The Lead
Few men try for best ever, and Colin Wilson is one of those.
He is one game, and perhaps one award, from carving his name alongside those of Chris Drury, Mike Eruzione and Jay Pandolfo in the pantheon of Terrier ice hockey’s all-time greats, a heady and lofty class of player indeed. His two goals and an assist tonight in BU’s sure-thing, had-it-all-the-way 5-4 win over Hockey East rival Vermont in the NCAA semifinals will, should the Terriers prevail over Miami on Saturday, become the stuff of legend.
So dominant was his performance, and that of the mighty BU backline, that it rescued the Terriers from the woeful goaltending of Kieran Millan.

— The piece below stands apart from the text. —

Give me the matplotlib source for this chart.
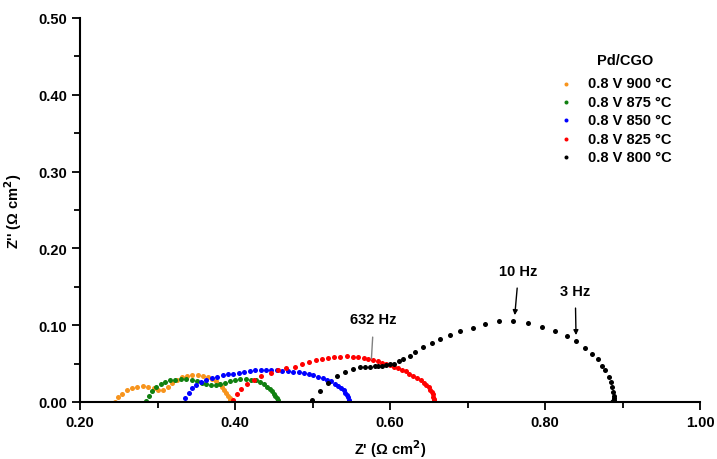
import matplotlib
matplotlib.use("Agg")
from matplotlib import pyplot as plt
from matplotlib.ticker import MultipleLocator, FormatStrFormatter

plt.rcParams['font.family'] = ['Liberation Sans', 'DejaVu Sans']
plt.rcParams['font.weight'] = 'bold'
plt.rcParams['font.size'] = 10.5
plt.rcParams['axes.labelweight'] = 'bold'

# Nyquist data, Z' and Z'' in ohm cm^2
x900 = [0.245, 0.249, 0.254, 0.260, 0.267, 0.274, 0.281, 0.288, 0.295, 0.301,
        0.307, 0.313, 0.319, 0.325, 0.331, 0.338, 0.345, 0.352, 0.359, 0.365,
        0.370, 0.375, 0.379, 0.383, 0.386, 0.389, 0.391, 0.393, 0.394, 0.395]
y900 = [0.000, 0.006, 0.011, 0.015, 0.018, 0.020, 0.021, 0.020, 0.018, 0.016,
        0.016, 0.020, 0.025, 0.029, 0.032, 0.034, 0.035, 0.035, 0.034, 0.032,
        0.030, 0.027, 0.024, 0.020, 0.016, 0.012, 0.008, 0.005, 0.002, 0.000]

x875 = [0.285, 0.289, 0.293, 0.298, 0.304, 0.310, 0.316, 0.323, 0.330, 0.337,
        0.344, 0.351, 0.357, 0.363, 0.369, 0.375, 0.381, 0.387, 0.393, 0.400,
        0.407, 0.414, 0.421, 0.427, 0.432, 0.437, 0.441, 0.445, 0.448, 0.450,
        0.452, 0.454, 0.455, 0.455]
y875 = [0.001, 0.008, 0.014, 0.019, 0.023, 0.026, 0.028, 0.029, 0.030, 0.030,
        0.029, 0.027, 0.025, 0.023, 0.022, 0.022, 0.023, 0.025, 0.027, 0.029,
        0.030, 0.030, 0.029, 0.028, 0.026, 0.023, 0.020, 0.017, 0.014, 0.011,
        0.008, 0.005, 0.002, 0.000]

x850 = [0.335, 0.340, 0.345, 0.350, 0.356, 0.363, 0.370, 0.377, 0.384, 0.391,
        0.398, 0.405, 0.412, 0.419, 0.426, 0.433, 0.440, 0.447, 0.454, 0.461,
        0.468, 0.475, 0.482, 0.489, 0.495, 0.501, 0.507, 0.513, 0.519, 0.524,
        0.529, 0.533, 0.537, 0.540, 0.542, 0.544, 0.546, 0.547, 0.547]
y850 = [0.005, 0.012, 0.018, 0.022, 0.026, 0.029, 0.031, 0.033, 0.035, 0.036,
        0.037, 0.038, 0.039, 0.040, 0.041, 0.041, 0.041, 0.041, 0.041, 0.040,
        0.040, 0.039, 0.039, 0.038, 0.036, 0.035, 0.033, 0.031, 0.029, 0.027,
        0.024, 0.021, 0.018, 0.015, 0.012, 0.009, 0.006, 0.003, 0.001]

x825 = [0.398, 0.402, 0.408, 0.415, 0.424, 0.434, 0.446, 0.456, 0.466, 0.477,
        0.486, 0.495, 0.504, 0.512, 0.520, 0.528, 0.536, 0.544, 0.552, 0.559,
        0.566, 0.572, 0.578, 0.584, 0.590, 0.595, 0.600, 0.605, 0.610, 0.615,
        0.620, 0.625, 0.630, 0.635, 0.640, 0.644, 0.647, 0.650, 0.652, 0.654,
        0.655, 0.656, 0.657, 0.657, 0.657]
y825 = [0.002, 0.010, 0.017, 0.023, 0.029, 0.034, 0.038, 0.041, 0.044, 0.046,
        0.049, 0.052, 0.054, 0.056, 0.057, 0.058, 0.059, 0.0595, 0.059, 0.058,
        0.057, 0.056, 0.055, 0.053, 0.051, 0.050, 0.048, 0.046, 0.044, 0.042,
        0.040, 0.037, 0.034, 0.031, 0.028, 0.025, 0.022, 0.019, 0.016, 0.013,
        0.010, 0.007, 0.004, 0.002, 0.000]

x800 = [0.499, 0.510, 0.520, 0.531, 0.542, 0.552, 0.561, 0.568, 0.574, 0.580,
        0.585, 0.590, 0.595, 0.600, 0.605, 0.611, 0.617, 0.626, 0.632, 0.643,
        0.654, 0.665, 0.677, 0.690, 0.707, 0.723, 0.741, 0.759, 0.778, 0.796,
        0.813, 0.828, 0.840, 0.851, 0.860, 0.868, 0.873, 0.877, 0.882, 0.885,
        0.887, 0.888, 0.889, 0.889, 0.889, 0.888, 0.886]
y800 = [0.002, 0.014, 0.025, 0.034, 0.039, 0.043, 0.045, 0.046, 0.046, 0.047,
        0.047, 0.047, 0.048, 0.049, 0.050, 0.053, 0.056, 0.060, 0.065, 0.071,
        0.077, 0.082, 0.087, 0.092, 0.096, 0.101, 0.105, 0.105, 0.103, 0.098,
        0.093, 0.086, 0.079, 0.070, 0.062, 0.056, 0.047, 0.041, 0.033, 0.026,
        0.019, 0.013, 0.008, 0.005, 0.003, 0.001, 0.000]

labels = ["0.8 V 900 °C", "0.8 V 875 °C", "0.8 V 850 °C", "0.8 V 825 °C", "0.8 V 800 °C"]
colors = ["#F7941D", "#108010", "#0000FF", "#FF0000", "#000000"]

fig = plt.figure(figsize=(7.17, 4.60), dpi=100)
ax = fig.add_axes([0.1116, 0.124, 0.8647, 0.835])

series = [(x900, y900), (x875, y875), (x850, y850), (x825, y825), (x800, y800)]
for (xs, ys), lab, c in zip(series, labels, colors):
    ax.scatter(xs, ys, s=13, color=c, label=lab, linewidths=0)

ax.set_xlim(0.20, 1.00)
ax.set_ylim(0.0, 0.50)
ax.xaxis.set_major_locator(MultipleLocator(0.2))
ax.xaxis.set_minor_locator(MultipleLocator(0.1))
ax.yaxis.set_major_locator(MultipleLocator(0.1))
ax.yaxis.set_minor_locator(MultipleLocator(0.05))
ax.xaxis.set_major_formatter(FormatStrFormatter('%.2f'))
ax.yaxis.set_major_formatter(FormatStrFormatter('%.2f'))
ax.tick_params(which='major', direction='out', length=6, width=1.3)
ax.tick_params(which='minor', direction='out', length=4, width=1.3)
ax.spines['top'].set_visible(False)
ax.spines['right'].set_visible(False)
ax.spines['left'].set_linewidth(1.5)
ax.spines['bottom'].set_linewidth(1.5)

ax.set_xlabel("Z' (Ω cm$^\\mathbf{2}$)", labelpad=6)
ax.set_ylabel("Z'' (Ω cm$^\\mathbf{2}$)", labelpad=10)

# frequency markers
ax.annotate("10 Hz", xy=(0.761, 0.113), xytext=(0.766, 0.170), ha='center', va='center',
            arrowprops=dict(arrowstyle='-|>', color='black', lw=1, mutation_scale=7,
                            shrinkA=5, shrinkB=0))
ax.annotate("3 Hz", xy=(0.840, 0.087), xytext=(0.839, 0.144), ha='center', va='center',
            arrowprops=dict(arrowstyle='-|>', color='black', lw=1, mutation_scale=7,
                            shrinkA=5, shrinkB=0))
ax.annotate("632 Hz", xy=(0.576, 0.056), xytext=(0.579, 0.108), ha='center', va='center',
            arrowprops=dict(arrowstyle='-', color='gray', lw=1, shrinkA=6, shrinkB=0))

ax.text(0.903, 0.445, "Pd/CGO", ha='center', va='center')
ax.legend(loc='upper left', bbox_to_anchor=(0.753, 0.874), frameon=False,
          handletextpad=0.95, labelspacing=0.3, markerscale=0.8,
          handlelength=1.2, borderpad=0.2)

fig.savefig("out.png", dpi=100)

The Nashville Predators draft pick, who tomorrow could be given the Hobey Baker award as the nation’s most outstanding college hockey player, and his linemates, Jason Lawrence and Chris Higgins, keyed BU to a sublime first period in which their Terriers outshot Vermont 14-7 despite affording their opponents three power plays, and outscored them 2-0 on goals from Wilson and Lawrence. Coach Jack Parker could not have asked for a better period from his troops.
In the second, though, things began to swing in Vermont’s direction thanks to a pair of ugly goals surrendered by Millan, a freshman whose stats are so good as to nudge a toe to the line of absurdity. He was simply dreadful, allowing soft goal after soft goal as Vermont mounted its sturdy, persistent comeback. He allowed a goal to Wahs Stacey less than four minutes in, then two more in 40 seconds before the 10-minute mark. To be fair, though, the team in front of him did a fairly convincing impression of a Robert Louis Stevenson novella in the middle frame to let Vermont back into the game and, indeed, take the lead.
But the game was dead and buried at 17:06 of the period when Patrick Cullity took an interference penalty to give BU a power play. Something to know about these teams’ respective special teams units: BU’s power play was second in the country coming into this game, running at 22.1 percent, and Vermont’s penalty kill was 42nd in the country, running at 81.1 percent. So when I tell you that the power play goal from Vinny Saponari on a feed from Nick Bonino so picturesque as to make Monet weep was a fait accompli, you will agree.
But Vermont, ever persistent, edged ahead again on another emollient power play goal (the Catamounts were 2 for 7 on the night and neither should have gotten past Millan) before being violently thrust aside by an ardent Terrier onslaught like a butterfly in the blitz. In the critical third period, Vermont may have gotten the first goal, but so overwhelmed were its defensemen that the end result could never have been anything but a crushing defeat.
First came a goal from Chris Higgins, who ended the night with four points, at 13:06. Then just 70 seconds later, BU won a draw to the right of UVM netminder Rob Madore, and Wilson, a huge and impressive physical specimen at 6-foot-2 and 215, leaned in against Dean Strong, who is generously listed at 5-foot-9, 173.
Cometh the moment, cometh the man.
Wilson won the draw back to Higgins, who fired from the top of the circle, and rotated down toward Madore. Higgins’ shot hit the post, and bounced fortuitously to Wilson’s stick. But players like him, the special ones, make their own luck, and, somehow unmarked despite being the most lethal player in college hockey, found himself looking at 24 square feet of wide open net. That was all that stood between Wilson and a chance at immortality.
He didn’t miss. The great ones never do.